━━━ Information provided ━━━

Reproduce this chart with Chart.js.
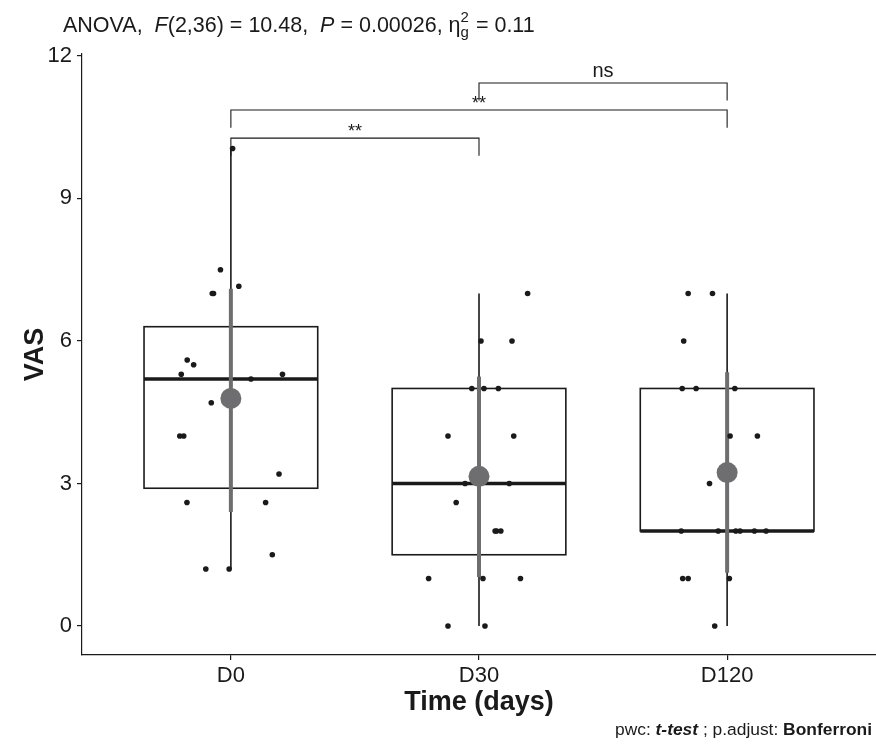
<!DOCTYPE html>
<html><head><meta charset="utf-8">
<script src="https://cdn.jsdelivr.net/npm/chart.js@4.4.1/dist/chart.umd.min.js"></script>
<style>html,body{margin:0;padding:0;background:#fff;} #wrap{width:876px;height:748px;}</style>
</head><body><div id="wrap"><canvas id="c" width="876" height="748"></canvas></div>
<script>
// ---- data ----
const categories = ['D0', 'D30', 'D120'];
const yTicks = [0, 3, 6, 9, 12];

const d0Values = [10.05, 7.5, 7.15, 7.0, 7.0, 5.6, 5.5, 5.3, 5.2, 5.3, 4.7, 4.0, 4.0, 3.2, 2.6, 2.6, 1.5, 1.2, 1.2];
const d0Jitter = [0.007, -0.042, 0.032, -0.075, -0.07, -0.176, -0.150, -0.200, 0.081, 0.208, -0.079, -0.206, -0.190, 0.194, -0.177, 0.140, 0.167, -0.101, -0.007];

const d30Values = [7.0, 6.0, 6.0, 5.0, 5.0, 5.0, 4.0, 4.0, 3.0, 3.0, 2.6, 2.0, 2.0, 2.0, 1.0, 1.0, 1.0, 0.0, 0.0];
const d30Jitter = [0.196, 0.008, 0.133, -0.029, 0.020, 0.078, -0.125, 0.140, -0.056, 0.122, -0.092, 0.065, 0.071, 0.088, -0.203, 0.016, 0.167, -0.125, 0.024];

const d120Values = [7.0, 7.0, 6.0, 5.0, 5.0, 5.0, 4.0, 4.0, 3.0, 2.0, 2.0, 2.0, 2.0, 2.0, 2.0, 1.0, 1.0, 1.0, 0.0];
const d120Jitter = [-0.157, -0.059, -0.175, -0.181, -0.125, 0.031, 0.012, 0.122, -0.071, -0.185, -0.036, 0.035, 0.052, 0.110, 0.157, -0.179, -0.157, 0.009, -0.050];

const boxQ1 = [2.9, 1.5, 2.0];
const boxMedian = [5.2, 3.0, 2.0];
const boxQ3 = [6.3, 5.0, 5.0];
const whiskerLow = [1.2, 0.0, 0.0];
const whiskerHigh = [10.05, 7.0, 7.0];

const means = [4.79, 3.15, 3.23];
const sdLow = [2.40, 1.03, 1.12];
const sdHigh = [7.10, 5.25, 5.34];

const bracketFrom = [0, 0, 1];
const bracketTo = [1, 2, 2];
const bracketY = [10.27, 10.86, 11.43];
const bracketLabels = ['**', '**', 'ns'];
const bracketTip = 0.37;

// ---- build datasets ----
const groupValues = [d0Values, d30Values, d120Values];
const groupJitter = [d0Jitter, d30Jitter, d120Jitter];
const jitterPoints = [];
groupValues.forEach((vals, g) => vals.forEach((v, k) => jitterPoints.push({x: g + 1 + groupJitter[g][k], y: v})));

const FONT = "'Liberation Sans', Arial, Helvetica, sans-serif";
const INK = '#1a1a1a';
const GRAY = '#6e6e70';

const datasets = [];
datasets.push({type: 'scatter', data: jitterPoints, pointRadius: 2.8, pointHoverRadius: 2.8,
  backgroundColor: INK, borderWidth: 0, order: 1});
datasets.push({type: 'scatter', data: means.map((m, i) => ({x: i + 1, y: m})), pointRadius: 10.5,
  pointHoverRadius: 10.5, backgroundColor: GRAY, borderWidth: 0, order: 2});
categories.forEach((c, i) => {
  datasets.push({type: 'line', data: [{x: i + 1, y: sdLow[i]}, {x: i + 1, y: sdHigh[i]}],
    borderColor: GRAY, borderWidth: 4, pointRadius: 0, borderCapStyle: 'butt', order: 3});
});

const boxHalf = 0.35;
const boxPlugin = {
  id: 'boxes',
  beforeDatasetsDraw(chart) {
    const {ctx, scales: {x, y}} = chart;
    ctx.save();
    categories.forEach((c, i) => {
      const cx = i + 1;
      const xl = x.getPixelForValue(cx - boxHalf), xr = x.getPixelForValue(cx + boxHalf), xc = x.getPixelForValue(cx);
      ctx.strokeStyle = INK;
      ctx.lineWidth = 1.6;
      ctx.beginPath();
      ctx.moveTo(xc, y.getPixelForValue(whiskerHigh[i])); ctx.lineTo(xc, y.getPixelForValue(boxQ3[i]));
      ctx.moveTo(xc, y.getPixelForValue(boxQ1[i])); ctx.lineTo(xc, y.getPixelForValue(whiskerLow[i]));
      ctx.stroke();
      const yt = y.getPixelForValue(boxQ3[i]), yb = y.getPixelForValue(boxQ1[i]);
      ctx.fillStyle = '#fff';
      ctx.fillRect(xl, yt, xr - xl, yb - yt);
      ctx.strokeRect(xl, yt, xr - xl, yb - yt);
      ctx.lineWidth = 3.4;
      ctx.beginPath();
      const ym = y.getPixelForValue(boxMedian[i]);
      ctx.moveTo(xl, ym); ctx.lineTo(xr, ym);
      ctx.stroke();
    });
    ctx.restore();
  },
  afterDraw(chart) {
    const {ctx, scales: {x, y}} = chart;
    ctx.save();
    // brackets
    ctx.strokeStyle = INK;
    ctx.lineWidth = 1.1;
    ctx.fillStyle = INK;
    ctx.textAlign = 'center';
    ctx.textBaseline = 'alphabetic';
    bracketLabels.forEach((lab, i) => {
      const x1 = x.getPixelForValue(bracketFrom[i] + 1), x2 = x.getPixelForValue(bracketTo[i] + 1);
      const yb = y.getPixelForValue(bracketY[i]), yt = y.getPixelForValue(bracketY[i] - bracketTip);
      ctx.beginPath();
      ctx.moveTo(x1, yt); ctx.lineTo(x1, yb); ctx.lineTo(x2, yb); ctx.lineTo(x2, yt);
      ctx.stroke();
      const star = lab.indexOf('*') >= 0;
      ctx.font = (star ? '18px ' : '20px ') + FONT;
      ctx.fillText(lab, (x1 + x2) / 2, yb - (star ? 1 : 6));
    });
    // title
    let tx = 63, ty = 32;
    const seg = (t, style) => { ctx.font = style + FONT; ctx.textAlign = 'left'; ctx.fillText(t, tx, ty); tx += ctx.measureText(t).width; };
    seg('ANOVA,  ', '21.5px ');
    seg('F', 'italic 21.5px ');
    seg('(2,36) = 10.48,  ', '21.5px ');
    seg('P', 'italic 21.5px ');
    seg(' = 0.00026, ', '21.5px ');
    seg('\u03B7', '21.5px ');
    ctx.font = '15px ' + FONT;
    ctx.fillText('g', tx, ty + 5);
    ctx.fillText('2', tx, ty - 10);
    tx += ctx.measureText('g').width + 1;
    seg(' = 0.11', '21.5px ');
    // caption
    const parts = [['pwc: ', '17.4px '], ['t-test', 'bold italic 17.4px '], [' ; p.adjust: ', '17.4px '], ['Bonferroni', 'bold 17.4px ']];
    let total = 0;
    parts.forEach(p => { ctx.font = p[1] + FONT; total += ctx.measureText(p[0]).width; });
    tx = 872 - total; ty = 735;
    parts.forEach(p => seg(p[0], p[1]));
    ctx.restore();
  }
};

new Chart(document.getElementById('c'), {
  type: 'scatter',
  data: {datasets},
  plugins: [boxPlugin],
  options: {
    responsive: false,
    devicePixelRatio: 1,
    animation: false,
    events: [],
    layout: {autoPadding: false, padding: {left: 0, right: 0, top: 54, bottom: 0}},
    plugins: {legend: {display: false}, tooltip: {enabled: false}, title: {display: false}},
    scales: {
      x: {
        type: 'linear', min: 0.4, max: 3.6,
        afterFit: s => { s.height = 93; s.paddingLeft = 0; s.paddingRight = 0; },
        afterBuildTicks: s => { s.ticks = categories.map((c, i) => ({value: i + 1})); },
        ticks: {callback: (v) => categories[Math.round(v) - 1], color: INK, font: {family: FONT, size: 22}, padding: 3, autoSkip: false, maxRotation: 0},
        grid: {display: true, drawOnChartArea: false, drawTicks: true, tickLength: 5, color: INK, lineWidth: 1.2},
        border: {display: true, color: INK, width: 1.2},
        title: {display: true, text: 'Time (days)', color: INK, font: {family: FONT, size: 27, weight: 'bold'}, padding: {top: 0, bottom: 29}}
      },
      y: {
        type: 'linear', min: -0.61, max: 12.04,
        afterFit: s => { s.width = 82; s.paddingTop = 0; s.paddingBottom = 0; },
        afterBuildTicks: s => { s.ticks = yTicks.map(v => ({value: v})); },
        ticks: {color: INK, font: {family: FONT, size: 22}, padding: 5},
        grid: {display: true, drawOnChartArea: false, drawTicks: true, tickLength: 5, color: INK, lineWidth: 1.2},
        border: {display: true, color: INK, width: 1.2},
        title: {display: true, text: 'VAS', color: INK, font: {family: FONT, size: 27, weight: 'bold'}, padding: {top: 19, bottom: 0}}
      }
    }
  }
});
</script></body></html>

━━━

Exactly reproduce the run of lines from the start of the listing through the line with "0.167, -0.101, -0.007];", inclusive; pictures are not copied.

In response:
Reproduce this chart with Chart.js.
<!DOCTYPE html>
<html><head><meta charset="utf-8">
<script src="https://cdn.jsdelivr.net/npm/chart.js@4.4.1/dist/chart.umd.min.js"></script>
<style>html,body{margin:0;padding:0;background:#fff;} #wrap{width:876px;height:748px;}</style>
</head><body><div id="wrap"><canvas id="c" width="876" height="748"></canvas></div>
<script>
// ---- data ----
const categories = ['D0', 'D30', 'D120'];
const yTicks = [0, 3, 6, 9, 12];

const d0Values = [10.05, 7.5, 7.15, 7.0, 7.0, 5.6, 5.5, 5.3, 5.2, 5.3, 4.7, 4.0, 4.0, 3.2, 2.6, 2.6, 1.5, 1.2, 1.2];
const d0Jitter = [0.007, -0.042, 0.032, -0.075, -0.07, -0.176, -0.150, -0.200, 0.081, 0.208, -0.079, -0.206, -0.190, 0.194, -0.177, 0.140, 0.167, -0.101, -0.007];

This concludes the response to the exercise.